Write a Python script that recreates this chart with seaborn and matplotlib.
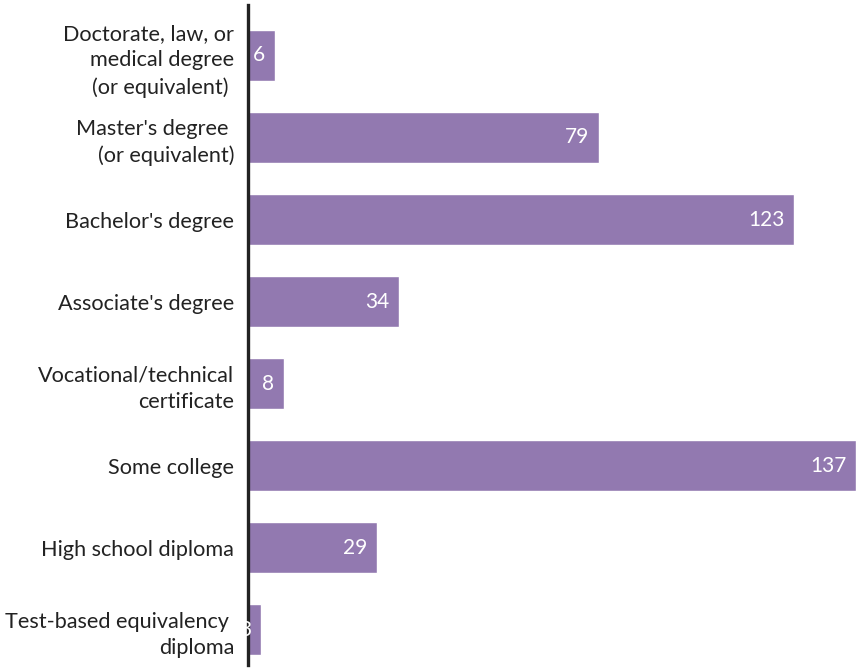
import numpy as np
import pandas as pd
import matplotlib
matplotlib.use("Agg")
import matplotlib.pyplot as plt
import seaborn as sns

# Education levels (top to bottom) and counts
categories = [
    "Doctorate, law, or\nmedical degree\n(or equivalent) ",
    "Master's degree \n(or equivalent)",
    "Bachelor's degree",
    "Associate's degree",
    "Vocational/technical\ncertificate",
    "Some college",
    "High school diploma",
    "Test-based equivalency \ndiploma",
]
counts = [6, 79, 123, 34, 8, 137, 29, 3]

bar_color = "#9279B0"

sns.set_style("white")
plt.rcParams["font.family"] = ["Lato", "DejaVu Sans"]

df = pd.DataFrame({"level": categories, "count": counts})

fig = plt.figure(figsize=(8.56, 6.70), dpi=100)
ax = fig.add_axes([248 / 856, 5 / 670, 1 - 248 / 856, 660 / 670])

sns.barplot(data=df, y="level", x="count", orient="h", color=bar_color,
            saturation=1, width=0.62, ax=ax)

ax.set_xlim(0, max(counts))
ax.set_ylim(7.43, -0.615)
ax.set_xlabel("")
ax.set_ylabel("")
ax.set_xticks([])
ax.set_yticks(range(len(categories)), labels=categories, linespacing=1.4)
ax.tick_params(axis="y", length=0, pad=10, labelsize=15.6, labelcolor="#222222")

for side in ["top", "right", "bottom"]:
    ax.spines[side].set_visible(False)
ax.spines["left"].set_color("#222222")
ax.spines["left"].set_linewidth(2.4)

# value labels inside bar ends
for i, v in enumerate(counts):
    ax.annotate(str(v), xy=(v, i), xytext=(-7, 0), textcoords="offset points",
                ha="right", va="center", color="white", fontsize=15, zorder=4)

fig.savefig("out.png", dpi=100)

Exercise brief: Quote, please, every line of the material above from its start through the line that has "ax = fig.add_axes([248", reproducing the words exactly and dropping any images.

Solution to this exercise:
Write a Python script that recreates this chart with seaborn and matplotlib.
import numpy as np
import pandas as pd
import matplotlib
matplotlib.use("Agg")
import matplotlib.pyplot as plt
import seaborn as sns

# Education levels (top to bottom) and counts
categories = [
    "Doctorate, law, or\nmedical degree\n(or equivalent) ",
    "Master's degree \n(or equivalent)",
    "Bachelor's degree",
    "Associate's degree",
    "Vocational/technical\ncertificate",
    "Some college",
    "High school diploma",
    "Test-based equivalency \ndiploma",
]
counts = [6, 79, 123, 34, 8, 137, 29, 3]

bar_color = "#9279B0"

sns.set_style("white")
plt.rcParams["font.family"] = ["Lato", "DejaVu Sans"]

df = pd.DataFrame({"level": categories, "count": counts})

fig = plt.figure(figsize=(8.56, 6.70), dpi=100)
ax = fig.add_axes([248 / 856, 5 / 670, 1 - 248 / 856, 660 / 670])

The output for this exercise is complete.